Wer mehr Verkehr auf der Schiene will, muss mehr Gleise bauen, fordert der Tübinger OB für Stuttgart. Er sieht dabei auch seinen Stuttgarter Amtskollegen in der Pflicht.

Stuttgart - Im neuen Stuttgarter Durchgangsbahnhof werden Reisende teils lange Wartezeiten in Kauf nehmen müssen. Der von 2030 an geplante Deutschlandtakt mit halbstündigen Fernverkehrsverbindungen lasse sich mit Stuttgart 21 nicht umsetzen, moniert der Verkehrsclub Deutschland (VCD). Wer zum Beispiel von Tübingen nach Karlsruhe wolle, müsse bis zu 27 Minuten auf den Anschluss warten. Boris Palmer (Grüne), in der S-21-Schlichtung 2010 Wortführer des Widerstands und heute OB in Tübingen, sieht sich bestätigt.

 

Bereits in der von Heiner Geißler moderierten Schlichtung sei der integrale Taktfahrplan, den die Bahn nun samt einer Verdoppelung der Fahrgastzahlen im Fernverkehr anstrebt, ein Thema gewesen. „Damals hat die Bahn gesagt, dass man ihn nicht brauche, und nun ist der Bahnhof zu klein“, stellt Palmer nüchtern fest.

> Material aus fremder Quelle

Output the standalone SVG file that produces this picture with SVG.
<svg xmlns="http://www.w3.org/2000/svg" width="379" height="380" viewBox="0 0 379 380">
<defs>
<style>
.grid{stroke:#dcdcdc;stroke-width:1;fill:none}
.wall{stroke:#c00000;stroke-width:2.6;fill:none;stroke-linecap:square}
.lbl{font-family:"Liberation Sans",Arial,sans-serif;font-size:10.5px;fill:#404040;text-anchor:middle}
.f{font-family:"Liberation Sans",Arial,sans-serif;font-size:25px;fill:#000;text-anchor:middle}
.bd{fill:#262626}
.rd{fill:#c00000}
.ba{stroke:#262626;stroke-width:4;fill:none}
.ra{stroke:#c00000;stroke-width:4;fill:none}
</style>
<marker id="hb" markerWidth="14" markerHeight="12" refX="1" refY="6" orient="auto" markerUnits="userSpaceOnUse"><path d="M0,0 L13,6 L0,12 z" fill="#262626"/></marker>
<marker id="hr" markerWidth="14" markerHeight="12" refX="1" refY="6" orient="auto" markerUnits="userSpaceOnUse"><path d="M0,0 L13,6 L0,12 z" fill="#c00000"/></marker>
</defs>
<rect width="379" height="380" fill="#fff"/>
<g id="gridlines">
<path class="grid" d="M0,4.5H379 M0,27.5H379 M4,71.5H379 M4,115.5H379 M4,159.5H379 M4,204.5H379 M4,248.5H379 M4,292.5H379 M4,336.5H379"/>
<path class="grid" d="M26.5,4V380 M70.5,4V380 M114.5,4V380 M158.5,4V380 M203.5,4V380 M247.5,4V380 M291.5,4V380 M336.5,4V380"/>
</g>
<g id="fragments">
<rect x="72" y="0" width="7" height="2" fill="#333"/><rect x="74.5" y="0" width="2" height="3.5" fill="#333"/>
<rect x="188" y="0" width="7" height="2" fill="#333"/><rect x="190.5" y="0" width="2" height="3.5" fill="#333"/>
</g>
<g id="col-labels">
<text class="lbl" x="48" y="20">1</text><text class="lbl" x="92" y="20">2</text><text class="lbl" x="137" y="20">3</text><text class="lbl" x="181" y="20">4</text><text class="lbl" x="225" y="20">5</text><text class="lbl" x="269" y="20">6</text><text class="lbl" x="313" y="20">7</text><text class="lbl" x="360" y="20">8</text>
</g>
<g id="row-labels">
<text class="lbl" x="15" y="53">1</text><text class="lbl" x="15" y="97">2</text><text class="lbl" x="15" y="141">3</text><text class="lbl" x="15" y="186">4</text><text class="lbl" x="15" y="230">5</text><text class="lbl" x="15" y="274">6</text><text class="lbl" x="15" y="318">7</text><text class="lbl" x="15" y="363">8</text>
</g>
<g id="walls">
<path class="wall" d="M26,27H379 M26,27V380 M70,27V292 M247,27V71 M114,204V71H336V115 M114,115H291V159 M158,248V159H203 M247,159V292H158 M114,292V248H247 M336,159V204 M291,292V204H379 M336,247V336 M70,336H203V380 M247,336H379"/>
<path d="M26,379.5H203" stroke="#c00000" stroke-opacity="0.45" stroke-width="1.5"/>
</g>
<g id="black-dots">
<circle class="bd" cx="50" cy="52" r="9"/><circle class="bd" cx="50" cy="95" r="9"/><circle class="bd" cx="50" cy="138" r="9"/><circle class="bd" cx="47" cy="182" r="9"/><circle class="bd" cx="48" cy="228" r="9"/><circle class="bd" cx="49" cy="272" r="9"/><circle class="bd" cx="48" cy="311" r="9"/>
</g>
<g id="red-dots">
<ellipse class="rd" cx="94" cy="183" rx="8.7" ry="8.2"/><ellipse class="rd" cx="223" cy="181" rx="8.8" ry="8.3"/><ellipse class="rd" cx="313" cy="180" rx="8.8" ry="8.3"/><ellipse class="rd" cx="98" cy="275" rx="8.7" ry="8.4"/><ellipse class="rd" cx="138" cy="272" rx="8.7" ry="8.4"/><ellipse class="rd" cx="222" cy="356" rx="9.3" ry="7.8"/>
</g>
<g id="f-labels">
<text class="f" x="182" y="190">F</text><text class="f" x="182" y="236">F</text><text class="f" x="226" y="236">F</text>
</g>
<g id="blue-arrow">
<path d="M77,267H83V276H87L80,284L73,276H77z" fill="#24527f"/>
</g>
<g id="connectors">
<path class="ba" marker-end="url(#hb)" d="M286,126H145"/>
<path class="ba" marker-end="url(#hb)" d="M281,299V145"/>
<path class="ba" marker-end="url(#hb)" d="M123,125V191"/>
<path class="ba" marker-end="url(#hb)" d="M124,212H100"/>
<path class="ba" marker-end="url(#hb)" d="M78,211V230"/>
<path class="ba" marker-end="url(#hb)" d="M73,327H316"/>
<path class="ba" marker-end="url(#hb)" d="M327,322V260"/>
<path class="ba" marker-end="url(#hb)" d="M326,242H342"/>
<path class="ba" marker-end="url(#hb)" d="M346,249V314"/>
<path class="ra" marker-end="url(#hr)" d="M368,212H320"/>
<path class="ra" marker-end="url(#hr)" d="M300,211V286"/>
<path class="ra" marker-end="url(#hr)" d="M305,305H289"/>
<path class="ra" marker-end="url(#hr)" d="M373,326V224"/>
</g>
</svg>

14 statt acht Bahnsteigkanten nötig

Die Rechnung dazu sei einfach, so Palmer: „Beim integralen Taktfahrplan treffen sich alle Züge zur gleichen Zeit. Erst fahren die Nah-, dann die Fernverkehrszüge in den Bahnhof ein, damit alle umsteigen können. Da es acht Nah- und sechs Fernverkehrslinien gibt, braucht man in Stuttgart 14 Bahnsteigkanten. Es gibt aber nur acht.“ Die nun aus dem Zielfahrplan für 2030 gewonnenen Erkenntnis verpasster Anschlüsse im Durchgangsbahnhof sei „zwangsläufig“.

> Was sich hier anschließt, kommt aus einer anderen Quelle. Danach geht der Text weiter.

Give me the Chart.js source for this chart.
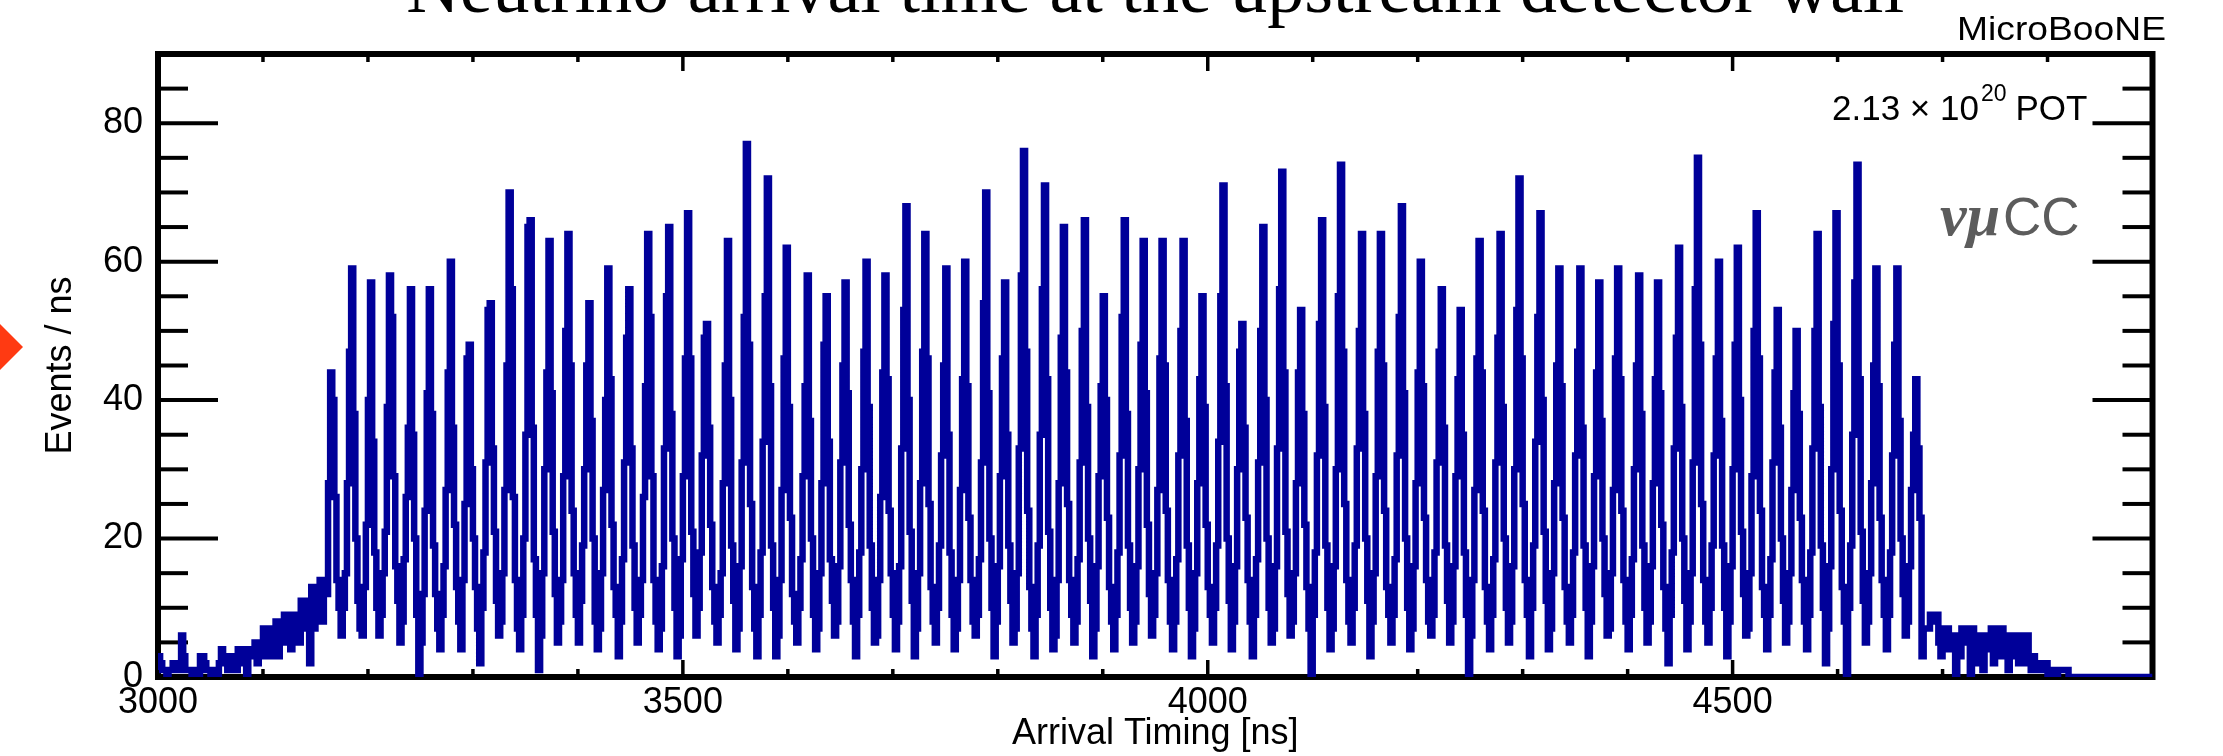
<!DOCTYPE html>
<html>
<head>
<meta charset="utf-8">
<title>Neutrino arrival time at the upstream detector wall</title>
<script src="https://cdn.jsdelivr.net/npm/chart.js@4.4.1/dist/chart.umd.min.js"></script>
<style>
  html, body { margin: 0; padding: 0; background: #fff; }
  canvas { display: block; }
</style>
</head>
<body>
<canvas id="timing" width="2223" height="756"></canvas>
<script>
// Histogram binning (ns)
const xStart = 3000;
const xEnd = 4900;
const binWidth = 2;

// Counts before the first bunch, 3000 - 3158 ns
const preSpill = [
  1, 3, 2, 1, 1,
  0, 1, 1, 2, 1, 1, 2,
  6, 3, 1,
  1, 1, 0, 1, 1, 0,
  3, 3, 2, 1,
  1, 0, 1, 1, 0, 2,
  4, 3, 2, 1,
  3, 2, 3, 1, 4, 3,
  4, 2, 0, 3, 4, 3,
  5, 2, 5, 3, 7,
  4, 7, 3, 7, 4,
  8, 3, 8, 5, 9, 6,
  9, 4, 9, 6, 9, 5,
  11, 7, 11, 8, 2,
  13, 7, 13, 9, 14
];

// One row per booster bunch (81 bunches), the peak bin is the 5th entry
const bunches = [
  [8, 13, 12, 28, 44, 40, 26, 14, 10, 6],
  [10, 15, 28, 47, 59, 38, 20, 11, 7],
  [6, 13, 22, 40, 57, 34, 18, 10, 6],
  [9, 15, 21, 39, 58, 52, 29, 16, 11, 5],
  [8, 17, 26, 36, 56, 35, 20, 9, 0],
  [5, 12, 24, 41, 56, 38, 19, 12, 7, 4],
  [9, 16, 27, 44, 60, 36, 22, 13, 8],
  [4, 14, 25, 46, 48, 30, 20, 13, 7, 2],
  [10, 18, 31, 53, 54, 33, 21, 11, 6],
  [8, 15, 27, 45, 70, 56, 26, 14, 7, 4],
  [9, 20, 35, 65, 66, 36, 17, 9, 1],
  [6, 15, 30, 44, 63, 41, 21, 12, 5],
  [8, 14, 29, 50, 64, 45, 24, 15, 9, 5],
  [11, 19, 30, 45, 54, 37, 20, 8, 4],
  [7, 15, 27, 40, 59, 43, 22, 13, 9, 3],
  [8, 17, 31, 49, 56, 33, 19, 10, 5],
  [9, 14, 26, 42, 64, 52, 29, 14, 8, 4],
  [7, 16, 33, 55, 65, 38, 20, 10, 3],
  [6, 17, 29, 46, 67, 46, 21, 12, 6],
  [10, 18, 32, 49, 51, 36, 22, 13, 8, 5],
  [9, 15, 28, 45, 63, 40, 19, 11, 4],
  [7, 16, 31, 52, 77, 48, 25, 13, 7, 3],
  [9, 18, 34, 55, 72, 42, 19, 10, 3],
  [6, 14, 27, 46, 62, 39, 23, 12, 8, 5],
  [10, 17, 29, 42, 58, 37, 20, 9, 4],
  [7, 15, 28, 48, 55, 34, 17, 11, 6],
  [8, 16, 31, 45, 57, 41, 22, 14, 8, 3],
  [9, 18, 30, 47, 60, 39, 19, 10, 5],
  [6, 14, 26, 44, 58, 43, 24, 15, 9, 4],
  [8, 16, 33, 53, 68, 40, 21, 11, 3],
  [7, 15, 28, 47, 64, 46, 25, 13, 8, 5],
  [10, 19, 32, 45, 59, 35, 18, 9, 4],
  [7, 14, 27, 43, 60, 42, 23, 14, 8, 6],
  [9, 17, 31, 54, 70, 41, 20, 10, 3],
  [8, 16, 29, 46, 57, 35, 19, 11, 5],
  [7, 15, 33, 58, 76, 47, 24, 13, 7, 3],
  [9, 19, 35, 56, 71, 43, 21, 10, 4],
  [6, 14, 28, 49, 65, 44, 25, 14, 9, 5],
  [8, 17, 31, 50, 66, 39, 20, 11, 3],
  [7, 16, 29, 42, 55, 40, 23, 13, 8, 4],
  [9, 18, 32, 52, 66, 38, 19, 10, 5],
  [8, 16, 30, 48, 63, 41, 22, 12, 6],
  [9, 15, 27, 46, 63, 45, 24, 14, 8, 4],
  [8, 17, 32, 50, 63, 37, 19, 10, 3],
  [7, 15, 28, 43, 55, 39, 22, 13, 9, 5],
  [10, 19, 34, 55, 71, 42, 20, 11, 4],
  [8, 16, 30, 47, 51, 36, 23, 14, 8, 3],
  [9, 17, 31, 50, 65, 40, 20, 10, 5],
  [7, 16, 33, 56, 73, 44, 21, 12, 6],
  [8, 15, 28, 44, 53, 38, 22, 13, 7, 0],
  [9, 18, 32, 51, 66, 39, 19, 10, 4],
  [7, 16, 30, 55, 74, 47, 25, 14, 8, 5],
  [10, 19, 33, 50, 64, 38, 20, 11, 3],
  [8, 15, 29, 47, 64, 45, 24, 13, 9, 5],
  [9, 17, 32, 52, 68, 41, 20, 10, 4],
  [7, 16, 28, 44, 60, 42, 23, 14, 8, 6],
  [9, 18, 31, 47, 56, 36, 19, 11, 5],
  [8, 16, 29, 43, 53, 35, 18, 9, 0],
  [6, 14, 27, 46, 63, 44, 24, 13, 8, 4],
  [9, 17, 31, 49, 64, 39, 20, 10, 5],
  [8, 16, 30, 53, 72, 46, 25, 14, 9, 3],
  [10, 19, 34, 52, 67, 40, 21, 11, 4],
  [7, 15, 28, 45, 59, 42, 23, 13, 8, 5],
  [9, 18, 32, 47, 59, 36, 19, 10, 3],
  [8, 16, 29, 44, 57, 37, 20, 12, 6],
  [7, 15, 27, 46, 59, 43, 24, 14, 8, 4],
  [9, 17, 30, 45, 58, 38, 19, 10, 5],
  [8, 16, 28, 43, 57, 41, 22, 13, 7, 2],
  [9, 18, 33, 49, 62, 39, 20, 11, 4],
  [8, 15, 31, 56, 75, 48, 25, 14, 8, 5],
  [10, 19, 32, 46, 60, 37, 19, 10, 3],
  [8, 16, 30, 48, 62, 40, 21, 12, 6],
  [7, 15, 29, 50, 67, 46, 24, 13, 9, 4],
  [9, 17, 31, 44, 53, 36, 20, 11, 5],
  [8, 15, 27, 41, 50, 38, 23, 14, 8, 4],
  [9, 18, 33, 50, 64, 39, 19, 10, 2],
  [7, 16, 30, 51, 67, 45, 24, 13, 8, 0],
  [10, 19, 35, 57, 74, 43, 21, 11, 5],
  [8, 15, 28, 45, 59, 42, 23, 14, 9, 4],
  [9, 18, 32, 48, 59, 37, 20, 12, 6],
  [8, 16, 27, 35, 43, 33, 23, 3, 7, 7]
];

// Counts after the last bunch, 4688 - 4900 ns
const afterSpill = [
  7, 9, 9, 8, 9, 5, 3, 7, 5, 7,
  4, 4, 6, 0, 6, 3, 7, 5, 7, 7,
  0, 7, 4, 6, 2, 6, 1, 6, 4, 6,
  7, 2, 7, 7, 3, 7, 5, 3, 1, 6,
  3, 6, 4, 2, 4, 6, 2, 6, 3, 1,
  3, 2, 2, 1, 2, 1, 2, 0, 1, 0,
  0, 0, 1, 1, 1, 1, 1, 0,
  0, 0, 0, 0, 0, 0, 0, 0, 0, 0,
  0, 0, 0, 0, 0, 0, 0, 0, 0, 0,
  0, 0, 0, 0, 0, 0, 0, 0, 0, 0,
  0, 0, 0, 0, 0, 0, 0, 0
];

const xTickLabels = [3000, 3500, 4000, 4500];
const yTickLabels = [0, 20, 40, 60, 80];
const xMinorStep = 100;
const yMinorStep = 5;

const counts = preSpill.concat(bunches.flat(), afterSpill);
const points = counts.map((c, i) => ({ x: xStart + i * binWidth, y: c }));
points.push({ x: xStart + counts.length * binWidth, y: counts[counts.length - 1] });

const sans = '"Liberation Sans", Arial, Helvetica, sans-serif';
const serif = '"Liberation Serif", "Times New Roman", serif';

// ROOT style frame: ticks pointing inwards on all four sides
const frameTicks = {
  id: 'frameTicks',
  beforeDatasetsDraw(chart) {
    const { ctx, chartArea: { left, right, top, bottom } } = chart;
    const xs = chart.scales.x;
    const ys = chart.scales.y;
    const seg = (x1, y1, x2, y2) => { ctx.beginPath(); ctx.moveTo(x1, y1); ctx.lineTo(x2, y2); ctx.stroke(); };
    ctx.save();
    ctx.strokeStyle = '#000';
    ctx.lineWidth = 4;
    for (let v = ys.min; v <= ys.max; v += yMinorStep) {
      const y = ys.getPixelForValue(v);
      const len = yTickLabels.includes(v) ? 60 : 30;
      seg(left, y, left + len, y);
      seg(right - len, y, right, y);
    }
    ctx.lineWidth = 3.5;
    for (let v = xs.min; v <= xs.max; v += xMinorStep) {
      const x = xs.getPixelForValue(v);
      const len = xTickLabels.includes(v) ? 17 : 8;
      seg(x, bottom, x, bottom - len);
      seg(x, top, x, top + len);
    }
    ctx.lineWidth = 6;
    ctx.strokeRect(left, top, right - left, bottom - top);
    ctx.restore();
  }
};

// Title, labels and the marker at the left edge
const annotations = {
  id: 'annotations',
  afterDraw(chart) {
    const ctx = chart.ctx;
    const { left, right } = chart.chartArea;
    ctx.save();
    ctx.fillStyle = '#000';
    ctx.textBaseline = 'alphabetic';

    ctx.font = '74px ' + serif;
    ctx.textAlign = 'center';
    ctx.fillText('Neutrino arrival time at the upstream detector wall', (left + right) / 2, 12);

    // experiment tag, right aligned above the frame
    ctx.textAlign = 'left';
    ctx.font = '33px ' + sans;
    const tag = 'MicroBooNE';
    const tagW = ctx.measureText(tag).width;
    ctx.save();
    ctx.translate(1957, 40);
    ctx.scale(209 / tagW, 1);
    ctx.fillText(tag, 0, 0);
    ctx.restore();

    // exposure
    ctx.font = '35px ' + sans;
    const base = '2.13 \u00d7 10';
    ctx.fillText(base, 1832, 120);
    let x = 1832 + ctx.measureText(base).width + 2;
    ctx.font = '23px ' + sans;
    ctx.fillText('20', x, 101);
    x += ctx.measureText('20').width + 9;
    ctx.font = '35px ' + sans;
    ctx.fillText('POT', x, 120);

    // selection label
    ctx.fillStyle = '#5c5c5c';
    ctx.font = 'italic bold 60px ' + serif;
    ctx.fillText('\u03bd\u03bc', 1940, 235);
    x = 1940 + ctx.measureText('\u03bd\u03bc').width + 3;
    ctx.font = '53px ' + sans;
    ctx.fillText('CC', x, 235);

    ctx.fillStyle = '#ff3a12';
    ctx.beginPath();
    ctx.moveTo(0, 324);
    ctx.lineTo(23, 347);
    ctx.lineTo(0, 370);
    ctx.closePath();
    ctx.fill();
    ctx.restore();
  }
};

new Chart(document.getElementById('timing'), {
  type: 'line',
  data: {
    datasets: [{
      label: 'Events',
      data: points,
      borderColor: '#000099',
      borderWidth: 6.5,
      stepped: 'after',
      pointRadius: 0,
      fill: false,
      clip: 0,
      borderJoinStyle: 'miter',
      borderCapStyle: 'butt'
    }]
  },
  options: {
    responsive: false,
    animation: false,
    events: [],
    layout: { padding: { top: 54, right: 70.5, left: 0, bottom: 0 } },
    plugins: {
      legend: { display: false },
      tooltip: { enabled: false },
      title: { display: false }
    },
    scales: {
      x: {
        type: 'linear',
        min: xStart,
        max: xEnd,
        grid: { display: false, drawTicks: false },
        border: { display: false },
        afterBuildTicks: s => { s.ticks = xTickLabels.map(v => ({ value: v })); },
        afterFit: s => { s.height = 79; },
        ticks: {
          color: '#000',
          font: { family: sans, size: 36 },
          padding: 4,
          maxRotation: 0,
          autoSkip: false,
          callback: v => String(v)
        },
        title: {
          display: true,
          text: 'Arrival Timing [ns]',
          color: '#000',
          font: { family: sans, size: 36 },
          padding: { top: 0, bottom: 0 }
        }
      },
      y: {
        type: 'linear',
        min: 0,
        max: 90,
        grid: { display: false, drawTicks: false },
        border: { display: false },
        afterBuildTicks: s => { s.ticks = yTickLabels.map(v => ({ value: v })); },
        afterFit: s => { s.width = 158; },
        ticks: {
          color: '#000',
          font: { family: sans, size: 36 },
          padding: 15,
          callback: v => String(v)
        },
        title: {
          display: true,
          text: 'Events / ns',
          color: '#000',
          font: { family: sans, size: 36 },
          padding: { top: 39, bottom: 0 }
        }
      }
    }
  },
  plugins: [frameTicks, annotations]
});
</script>
</body>
</html>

„Wer als Bundesverkehrsminister den Deutschlandtakt will, muss in Stuttgart im Grunde sofort bauen“, so der Tübinger Verwaltungschef. Durch Umplanungen am Flughafen und Wendlingen sei das Projekt Stuttgart 21 bereits nachgebessert worden. Kommen müsse nun die sogenannte P-Option, die die Verbindung der stark belasteten aus Feuerbach zum Tiefbahnhof führenden Tunnel mit denen aus Bad Cannstatt beschreibt. „Baulich ist das bereits vorgesehen“, so Palmer. Auch die Gäubahn, für die der Regionalverband einen Anschluss im Stuttgarter Norden fordert, müsse in den Tiefbahnhof geführt werden. „Hier gibt es einen Engpass, der Anschluss wäre jetzt noch machbar“, sagt Palmer.

Gleise und Wohnungsbau möglich

Wer den Deutschlandtakt und auch aus Klimaschutzgründen die Verdoppelung des Bahnverkehrs wolle, brauche weitere Gleise. „Mindestens sechs, besser aber acht weitere Bahnsteigkanten und damit vier Gleise durch den Schlossgarten betreffen aber unmittelbar das Geschäft meines OB-Kollegen Fritz Kuhn“, so Palmer.

Der Kreisverband der Grünen in Stuttgart hat bereits im Februar in einer Resolution bei nur drei Gegenstimmen für unterirdische Zusatzgleise votiert, die im 90-Grad-Winkel unmittelbar vor dem Tiefbahnhof enden sollen. Weil oben Wohnungsbau stattfinden solle, müsse man „nicht über oberirdische, sondern auch über unterirdische Lösungen reden“, hatte Verkehrsminister Winfried Hermann (Grüne) damals geworben. „Es geht um Zulaufgleise in der Ebene minus 1“, sagt Hermann heute.